### Task goal:
Copy out the material below in full, but not its images.

-- Data provided start --

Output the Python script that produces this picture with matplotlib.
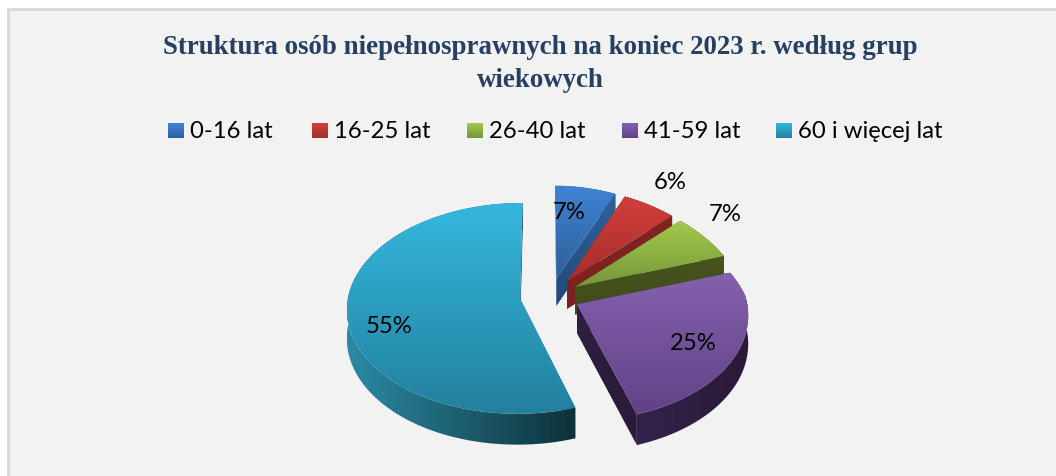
import numpy as np
import matplotlib
matplotlib.use("Agg")
import matplotlib.pyplot as plt
from matplotlib.colors import to_rgb
from matplotlib.patches import Polygon, Rectangle

title = "Struktura osób niepełnosprawnych na koniec 2023 r. według grup\nwiekowych"
categories = ["0-16 lat", "16-25 lat", "26-40 lat", "41-59 lat", "60 i więcej lat"]
shares = [7, 6, 7, 25, 55]

# top face gradient (top, bottom), side wall colours
top_cols = [("#3f84d4", "#2f5f98"), ("#d23e3b", "#a32e2c"), ("#a3cb4b", "#76963a"),
            ("#8561ae", "#614286"), ("#35b8de", "#22809d")]
arc_cols = [("#2e629c", "#1f4878"), ("#7e2321", "#7e2321"), ("#44511c", "#44511c"),
            ("#33234a", "#2a1a36"), ("#2b8aa5", "#0e3139")]
end_cols = [("#2f639e", "#1f4878"), ("#822422", "#7a2220"), ("#47541d", "#3f4c1a"),
            ("#2f1f41", "#2a1a38"), ("#0e3139", "#0e3139")]
start_cols = ["#1f4878", "#7a2220", "#3f4c1a", "#2a1a38", "#1e7f98"]

# where the labels sit, degrees clockwise from top and fraction of radius
label_ang = [7.6, 35.7, 54.2, 118.6, 251]
label_rad = [0.70, 1.32, 1.29, 0.75, 0.784]

legend_x = [168, 312, 467, 622, 776]

# pie projection, in pixels of the figure
cx, cy = 550, 296
R = 172
k = 0.605
persp = 0.09
thick = 28
explode = 0.175


def project(X, Y, z=0):
    f = 1 / (1 + persp * Y)
    fx = f
    if X > 0:
        fx = 0.985 * f * min(f, 1)  # right side, far part narrows a bit more
    return cx + R * X * fx, cy - R * k * Y * f + thick * z * f


def fill_grad(ax, xy, c0, c1, horizontal=False, zorder=2):
    xy = np.array(xy)
    x0, x1 = xy[:, 0].min(), xy[:, 0].max()
    y0, y1 = xy[:, 1].min(), xy[:, 1].max()
    t = np.linspace(0, 1, 128)[:, None]
    img = (1 - t) * np.array(to_rgb(c0)) + t * np.array(to_rgb(c1))
    img = img[None, :, :] if horizontal else img[:, None, :]
    patch = Polygon(xy, closed=True, transform=ax.transData, fc="none", ec="none")
    ax.add_patch(patch)
    im = ax.imshow(img, extent=(x0, x1, y1, y0), origin="upper", aspect="auto",
                   interpolation="bilinear", zorder=zorder)
    im.set_clip_path(patch)


fig = plt.figure(figsize=(10.56, 4.76), dpi=100, facecolor="white")
ax = fig.add_axes([0, 0, 1, 1])
ax.axis("off")

# panel
ax.add_patch(Rectangle((8, 9), 1100, 500, fc="#f2f2f2", ec="#d9d9d9", lw=2, zorder=0))

ax.text(540, 64, title, ha="center", va="center", family="Liberation Serif",
        fontweight="bold", fontsize=19.4, color="#254061", linespacing=1.4, zorder=5)

for x0, name, cols in zip(legend_x, categories, top_cols):
    fill_grad(ax, [(x0, 123), (x0 + 16, 123), (x0 + 16, 138), (x0, 138)], cols[0], cols[1], zorder=5)
    ax.text(x0 + 22, 131, name, ha="left", va="center", family="Lato", fontsize=17.2,
            color="black", zorder=5)

edges = np.cumsum([0] + shares) / sum(shares) * 2 * np.pi
for i, share in enumerate(shares):
    a0, a1 = edges[i], edges[i + 1]
    mid = (a0 + a1) / 2
    ox, oy = explode * np.sin(mid), explode * np.cos(mid)
    ang = np.linspace(a0, a1, 120)
    X = ox + np.sin(ang)
    Y = oy + np.cos(ang)

    top_arc = [project(x, y) for x, y in zip(X, Y)]
    low_arc = [project(x, y, 1) for x, y in zip(X, Y)]
    apex = project(ox, oy)
    apex_low = project(ox, oy, 1)
    z = 2 + i * 0.1

    # walls first, the top face hides whatever is at the back
    fill_grad(ax, [apex, top_arc[0], low_arc[0], apex_low], start_cols[i], start_cols[i], zorder=z)
    fill_grad(ax, top_arc + low_arc[::-1], arc_cols[i][0], arc_cols[i][1], horizontal=True, zorder=z + 0.01)
    fill_grad(ax, [apex, top_arc[-1], low_arc[-1], apex_low], end_cols[i][0], end_cols[i][1], zorder=z + 0.02)
    fill_grad(ax, [apex] + top_arc, top_cols[i][0], top_cols[i][1], zorder=z + 0.03)

    la = np.radians(label_ang[i])
    lx, ly = project(ox + label_rad[i] * np.sin(la), oy + label_rad[i] * np.cos(la))
    ax.text(lx, ly, "{}%".format(share), ha="center", va="center", family="Lato",
            fontsize=17.2, color="black", zorder=6)

ax.set_xlim(0, 1056)
ax.set_ylim(476, 0)
fig.savefig("out.png", dpi=100)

-- Data provided end --

### Worked answer:
Output the Python script that produces this picture with matplotlib.
import numpy as np
import matplotlib
matplotlib.use("Agg")
import matplotlib.pyplot as plt
from matplotlib.colors import to_rgb
from matplotlib.patches import Polygon, Rectangle

title = "Struktura osób niepełnosprawnych na koniec 2023 r. według grup\nwiekowych"
categories = ["0-16 lat", "16-25 lat", "26-40 lat", "41-59 lat", "60 i więcej lat"]
shares = [7, 6, 7, 25, 55]

# top face gradient (top, bottom), side wall colours
top_cols = [("#3f84d4", "#2f5f98"), ("#d23e3b", "#a32e2c"), ("#a3cb4b", "#76963a"),
            ("#8561ae", "#614286"), ("#35b8de", "#22809d")]
arc_cols = [("#2e629c", "#1f4878"), ("#7e2321", "#7e2321"), ("#44511c", "#44511c"),
            ("#33234a", "#2a1a36"), ("#2b8aa5", "#0e3139")]
end_cols = [("#2f639e", "#1f4878"), ("#822422", "#7a2220"), ("#47541d", "#3f4c1a"),
            ("#2f1f41", "#2a1a38"), ("#0e3139", "#0e3139")]
start_cols = ["#1f4878", "#7a2220", "#3f4c1a", "#2a1a38", "#1e7f98"]

# where the labels sit, degrees clockwise from top and fraction of radius
label_ang = [7.6, 35.7, 54.2, 118.6, 251]
label_rad = [0.70, 1.32, 1.29, 0.75, 0.784]

legend_x = [168, 312, 467, 622, 776]

# pie projection, in pixels of the figure
cx, cy = 550, 296
R = 172
k = 0.605
persp = 0.09
thick = 28
explode = 0.175


def project(X, Y, z=0):
    f = 1 / (1 + persp * Y)
    fx = f
    if X > 0:
        fx = 0.985 * f * min(f, 1)  # right side, far part narrows a bit more
    return cx + R * X * fx, cy - R * k * Y * f + thick * z * f


def fill_grad(ax, xy, c0, c1, horizontal=False, zorder=2):
    xy = np.array(xy)
    x0, x1 = xy[:, 0].min(), xy[:, 0].max()
    y0, y1 = xy[:, 1].min(), xy[:, 1].max()
    t = np.linspace(0, 1, 128)[:, None]
    img = (1 - t) * np.array(to_rgb(c0)) + t * np.array(to_rgb(c1))
    img = img[None, :, :] if horizontal else img[:, None, :]
    patch = Polygon(xy, closed=True, transform=ax.transData, fc="none", ec="none")
    ax.add_patch(patch)
    im = ax.imshow(img, extent=(x0, x1, y1, y0), origin="upper", aspect="auto",
                   interpolation="bilinear", zorder=zorder)
    im.set_clip_path(patch)


fig = plt.figure(figsize=(10.56, 4.76), dpi=100, facecolor="white")
ax = fig.add_axes([0, 0, 1, 1])
ax.axis("off")

# panel
ax.add_patch(Rectangle((8, 9), 1100, 500, fc="#f2f2f2", ec="#d9d9d9", lw=2, zorder=0))

ax.text(540, 64, title, ha="center", va="center", family="Liberation Serif",
        fontweight="bold", fontsize=19.4, color="#254061", linespacing=1.4, zorder=5)

for x0, name, cols in zip(legend_x, categories, top_cols):
    fill_grad(ax, [(x0, 123), (x0 + 16, 123), (x0 + 16, 138), (x0, 138)], cols[0], cols[1], zorder=5)
    ax.text(x0 + 22, 131, name, ha="left", va="center", family="Lato", fontsize=17.2,
            color="black", zorder=5)

edges = np.cumsum([0] + shares) / sum(shares) * 2 * np.pi
for i, share in enumerate(shares):
    a0, a1 = edges[i], edges[i + 1]
    mid = (a0 + a1) / 2
    ox, oy = explode * np.sin(mid), explode * np.cos(mid)
    ang = np.linspace(a0, a1, 120)
    X = ox + np.sin(ang)
    Y = oy + np.cos(ang)

    top_arc = [project(x, y) for x, y in zip(X, Y)]
    low_arc = [project(x, y, 1) for x, y in zip(X, Y)]
    apex = project(ox, oy)
    apex_low = project(ox, oy, 1)
    z = 2 + i * 0.1

    # walls first, the top face hides whatever is at the back
    fill_grad(ax, [apex, top_arc[0], low_arc[0], apex_low], start_cols[i], start_cols[i], zorder=z)
    fill_grad(ax, top_arc + low_arc[::-1], arc_cols[i][0], arc_cols[i][1], horizontal=True, zorder=z + 0.01)
    fill_grad(ax, [apex, top_arc[-1], low_arc[-1], apex_low], end_cols[i][0], end_cols[i][1], zorder=z + 0.02)
    fill_grad(ax, [apex] + top_arc, top_cols[i][0], top_cols[i][1], zorder=z + 0.03)

    la = np.radians(label_ang[i])
    lx, ly = project(ox + label_rad[i] * np.sin(la), oy + label_rad[i] * np.cos(la))
    ax.text(lx, ly, "{}%".format(share), ha="center", va="center", family="Lato",
            fontsize=17.2, color="black", zorder=6)

ax.set_xlim(0, 1056)
ax.set_ylim(476, 0)
fig.savefig("out.png", dpi=100)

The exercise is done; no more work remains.